Jarvis Cocker -- Further Complications


Jarvis Cocker -- Further Complications (Rough Trade)

If Bryan Ferry was the ultimate lounge lizard, Jarvis Cocker is becoming his sleazy alter ego, just a lizard coming onto 20-something year old girls. Call him Buddy Lust.

Don’t believe me? Check out the opening lines of “Leftovers”: “I met her in the Museum of Paleontology/and I make no bones about it/I said, “If you wish to study dinosaurs/I know a specimen whose interest is undoubted.” Musically, “Leftovers” is a bluesy take on early-‘60s pop, allowing Cocker to persistently try to bed the young lady he is singing to, whether he’s putting down her boyfriend (“He says he wants to make love to you/But instead of ‘to’ shouldn’t that be ‘with’") or being brutally honest (“This is no ‘mouth-watering proposition’/make no mistake: you’re in big trouble little lady.”). The romantic spell of the music seems like wishful thinking as it doesn’t seem that Jarvis is going to get the girl.

He’s more aggressive on the buzzing rocker “Angela”. Cocker is all unbridled lust waxing ecstatically over a modified glam rock stomp: “She is mobile poetry/and she’s nearly 23.” This is one song where the stamp of Steve Albini (who, as always, recorded -- not produced -- this plate) is apparent, as this has a sleazy live rock feel through and through.

Cocker was wise to tab Albini to work on this record with him, as the performances are really crisp and immediate and the record is not overly slick. Musically, this album covers the same territory that Cocker has been mining for years, especially since the final Pulp album, We Love Life. It's a mix of dramatic R & B fueled balladry with some forays into actual rock music. The biggest departures, other than “Angela”, come on “Homewreckers”, which sounds a lot like the old Batman TV show theme and “Fuckingsong”, which is a brute rocker that could have come off an early PJ Harvey record.

The lyrical conceit of “Fuckingsong” is fairly clever too. Cocker wants to seduce everyone and this song is the vehicle. He can touch women with the song, and there’s a big advantage to this method: “Always eager, always ready, always in tune & always primed/& I’m always there for you -- I’m always on time/unlike in real life.” But in the end this substitute isn’t quite what he would like it to be.

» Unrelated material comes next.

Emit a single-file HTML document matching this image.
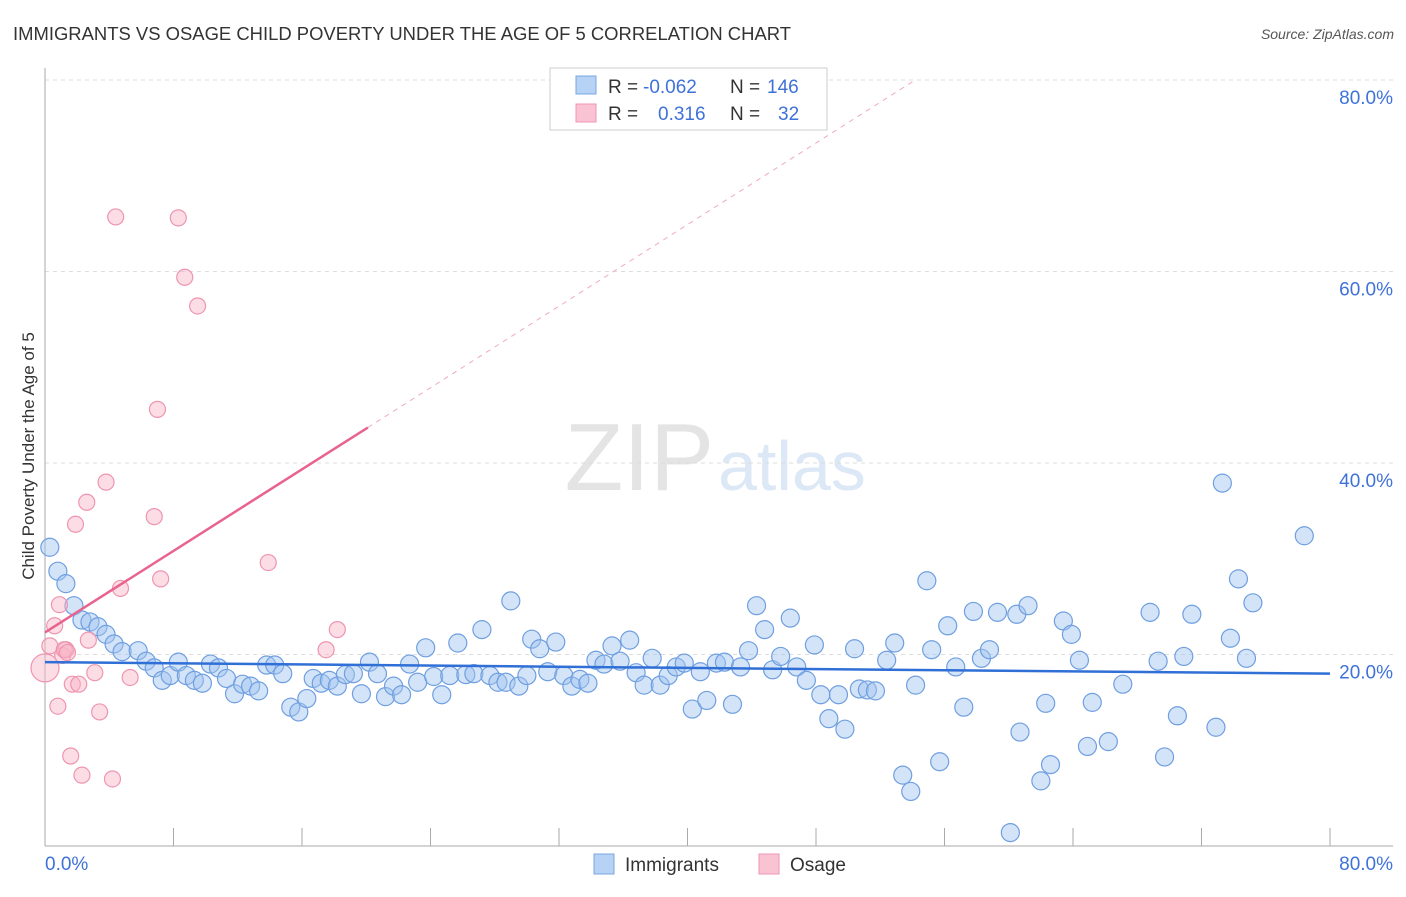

Cocker is really on his game, as the lyrics are witty, his performances are consistently engaging and his core band is up to the task of performing what is sometimes fairly layered music in what is essentially a live setting. Whether it’s the soft-disco on the epic length finale “You’re in My Eyes (Discosong)” or the atmospheric and romantic “Slush” (“My heart melted at your touch/turned into slush”) or the show stopping “I Never Said I Was Deep” (where Cocker proclaims “I am profoundly shallow”), Cocker is ably supported.

I think that Cocker’s days riding the UK charts are well past him, but he is still making intelligent pop records. I already made a Bryan Ferry comparison, which is somewhat on target, and he mixes that suave approach with the ability to play characters and skewer pomposity on par with Randy Newman. I think that’s a great combo. But will the little girls understand?